-- Code that draws figures --
↓↓↓

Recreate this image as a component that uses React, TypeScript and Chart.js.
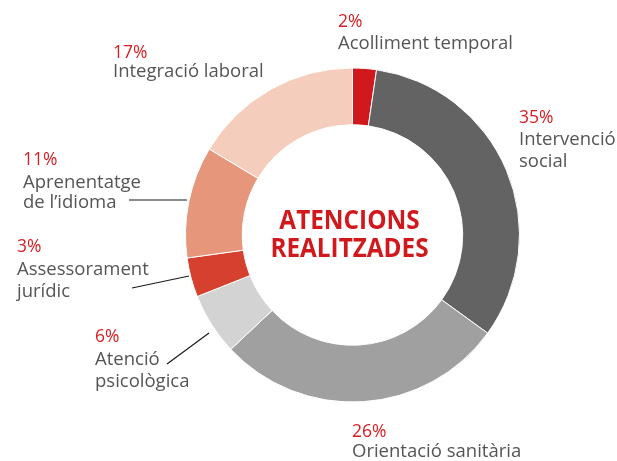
import React, { useEffect, useRef } from "react";
import { Chart, registerables } from "chart.js";

Chart.register(...registerables);

const categories = [
  "Acolliment temporal",
  "Intervenció social",
  "Orientació sanitària",
  "Atenció psicològica",
  "Assessorament jurídic",
  "Aprenentatge de l’idioma",
  "Integració laboral",
];
// printed percentages
const percentLabels = [2, 35, 26, 6, 3, 11, 17];
// slice sizes as drawn in the picture (%)
const arcShares = [2.3, 32.7, 28.0, 6.0, 3.8, 10.8, 16.4];
const colors = ["#d0181d", "#636363", "#a0a0a0", "#d3d3d3", "#d5412e", "#e6967a", "#f5cdbd"];
const labelLines = [
  ["Acolliment temporal"],
  ["Intervenció", "social"],
  ["Orientació sanitària"],
  ["Atenció", "psicològica"],
  ["Assessorament", "jurídic"],
  ["Aprenentatge", "de l’idioma"],
  ["Integració laboral"],
];
const centerTitle = ["ATENCIONS", "REALITZADES"];

// layout of annotation text: [x, baseline of %, baselines of lines...]
const labelLayout = [
  { x: 338, y: [27, 49] },
  { x: 519, y: [123, 145, 167] },
  { x: 352, y: [437, 457] },
  { x: 95, y: [342, 365, 387] },
  { x: 17, y: [252, 275, 297] },
  { x: 23, y: [165, 188, 208] },
  { x: 113, y: [58, 77] },
];
const leaders: (number[] | null)[] = [
  null,
  null,
  null,
  [167, 364, 209, 333],
  [132, 288, 189, 276],
  [129, 200, 187, 200],
  null,
];

const labelPlugin = {
  id: "labels",
  afterDraw(chart: any) {
    const ctx = chart.ctx;
    ctx.save();
    ctx.strokeStyle = "#1a1a1a";
    ctx.lineWidth = 1.2;
    leaders.forEach((l) => {
      if (!l) return;
      ctx.beginPath();
      ctx.moveTo(l[0], l[1]);
      ctx.lineTo(l[2], l[3]);
      ctx.stroke();
    });
    ctx.textAlign = "left";
    ctx.textBaseline = "alphabetic";
    percentLabels.forEach((v, i) => {
      const lay = labelLayout[i];
      ctx.font = "17.5px 'Open Sans'";
      ctx.fillStyle = "#d41f24";
      ctx.fillText(v + "%", lay.x, lay.y[0]);
      ctx.font = "18.5px 'Open Sans'";
      ctx.fillStyle = "#555555";
      labelLines[i].forEach((t, j) => {
        ctx.fillText(t, lay.x, lay.y[j + 1]);
      });
    });
    const meta = chart.getDatasetMeta(0);
    const arc = meta.data[0];
    const cx = arc.x - 3;
    const cy = arc.y;
    ctx.textAlign = "center";
    ctx.fillStyle = "#d0181d";
    ctx.font = "bold 26px 'Open Sans'";
    const sx = 0.935;
    ctx.translate(cx, cy);
    ctx.scale(sx, 1);
    ctx.fillText(centerTitle[0], 0, -6.5);
    ctx.fillText(centerTitle[1], 0, 22);
    ctx.restore();
  },
};

export default function App() {
  const ref = useRef<HTMLCanvasElement>(null);
  useEffect(() => {
    const chart = new Chart(ref.current!, {
      type: "doughnut",
      data: {
        labels: categories,
        datasets: [
          {
            data: arcShares,
            backgroundColor: colors,
            borderColor: "#ffffff",
            borderWidth: 1,
          },
        ],
      },
      options: {
        animation: false,
        responsive: false,
        cutout: "66%",
        layout: { padding: { top: 67, bottom: 58, left: 185, right: 97 } },
        plugins: { legend: { display: false }, tooltip: { enabled: false } },
      },
      plugins: [labelPlugin],
    });
    return () => chart.destroy();
  }, []);
  return (
    <div style={{ position: "fixed", left: 0, top: 0, width: 617, height: 461, background: "#fff" }}>
      <canvas ref={ref} width={617} height={461} />
    </div>
  );
}
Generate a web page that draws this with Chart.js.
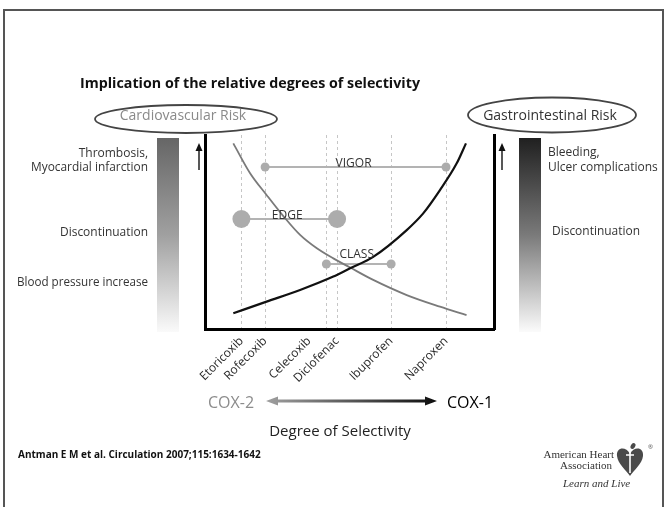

↑↑↑

-- The request --
Apart from the pictures, the entries above are to be repeated in full and exactly.

-- Solution for this task --
Recreate this image as a component that uses React, TypeScript and Chart.js.
import React, { useEffect, useRef } from "react";
import { Chart, registerables } from "chart.js";

Chart.register(...registerables);

const categories = [
  "Acolliment temporal",
  "Intervenció social",
  "Orientació sanitària",
  "Atenció psicològica",
  "Assessorament jurídic",
  "Aprenentatge de l’idioma",
  "Integració laboral",
];
// printed percentages
const percentLabels = [2, 35, 26, 6, 3, 11, 17];
// slice sizes as drawn in the picture (%)
const arcShares = [2.3, 32.7, 28.0, 6.0, 3.8, 10.8, 16.4];
const colors = ["#d0181d", "#636363", "#a0a0a0", "#d3d3d3", "#d5412e", "#e6967a", "#f5cdbd"];
const labelLines = [
  ["Acolliment temporal"],
  ["Intervenció", "social"],
  ["Orientació sanitària"],
  ["Atenció", "psicològica"],
  ["Assessorament", "jurídic"],
  ["Aprenentatge", "de l’idioma"],
  ["Integració laboral"],
];
const centerTitle = ["ATENCIONS", "REALITZADES"];

// layout of annotation text: [x, baseline of %, baselines of lines...]
const labelLayout = [
  { x: 338, y: [27, 49] },
  { x: 519, y: [123, 145, 167] },
  { x: 352, y: [437, 457] },
  { x: 95, y: [342, 365, 387] },
  { x: 17, y: [252, 275, 297] },
  { x: 23, y: [165, 188, 208] },
  { x: 113, y: [58, 77] },
];
const leaders: (number[] | null)[] = [
  null,
  null,
  null,
  [167, 364, 209, 333],
  [132, 288, 189, 276],
  [129, 200, 187, 200],
  null,
];

const labelPlugin = {
  id: "labels",
  afterDraw(chart: any) {
    const ctx = chart.ctx;
    ctx.save();
    ctx.strokeStyle = "#1a1a1a";
    ctx.lineWidth = 1.2;
    leaders.forEach((l) => {
      if (!l) return;
      ctx.beginPath();
      ctx.moveTo(l[0], l[1]);
      ctx.lineTo(l[2], l[3]);
      ctx.stroke();
    });
    ctx.textAlign = "left";
    ctx.textBaseline = "alphabetic";
    percentLabels.forEach((v, i) => {
      const lay = labelLayout[i];
      ctx.font = "17.5px 'Open Sans'";
      ctx.fillStyle = "#d41f24";
      ctx.fillText(v + "%", lay.x, lay.y[0]);
      ctx.font = "18.5px 'Open Sans'";
      ctx.fillStyle = "#555555";
      labelLines[i].forEach((t, j) => {
        ctx.fillText(t, lay.x, lay.y[j + 1]);
      });
    });
    const meta = chart.getDatasetMeta(0);
    const arc = meta.data[0];
    const cx = arc.x - 3;
    const cy = arc.y;
    ctx.textAlign = "center";
    ctx.fillStyle = "#d0181d";
    ctx.font = "bold 26px 'Open Sans'";
    const sx = 0.935;
    ctx.translate(cx, cy);
    ctx.scale(sx, 1);
    ctx.fillText(centerTitle[0], 0, -6.5);
    ctx.fillText(centerTitle[1], 0, 22);
    ctx.restore();
  },
};

export default function App() {
  const ref = useRef<HTMLCanvasElement>(null);
  useEffect(() => {
    const chart = new Chart(ref.current!, {
      type: "doughnut",
      data: {
        labels: categories,
        datasets: [
          {
            data: arcShares,
            backgroundColor: colors,
            borderColor: "#ffffff",
            borderWidth: 1,
          },
        ],
      },
      options: {
        animation: false,
        responsive: false,
        cutout: "66%",
        layout: { padding: { top: 67, bottom: 58, left: 185, right: 97 } },
        plugins: { legend: { display: false }, tooltip: { enabled: false } },
      },
      plugins: [labelPlugin],
    });
    return () => chart.destroy();
  }, []);
  return (
    <div style={{ position: "fixed", left: 0, top: 0, width: 617, height: 461, background: "#fff" }}>
      <canvas ref={ref} width={617} height={461} />
    </div>
  );
}
Generate a web page that draws this with Chart.js.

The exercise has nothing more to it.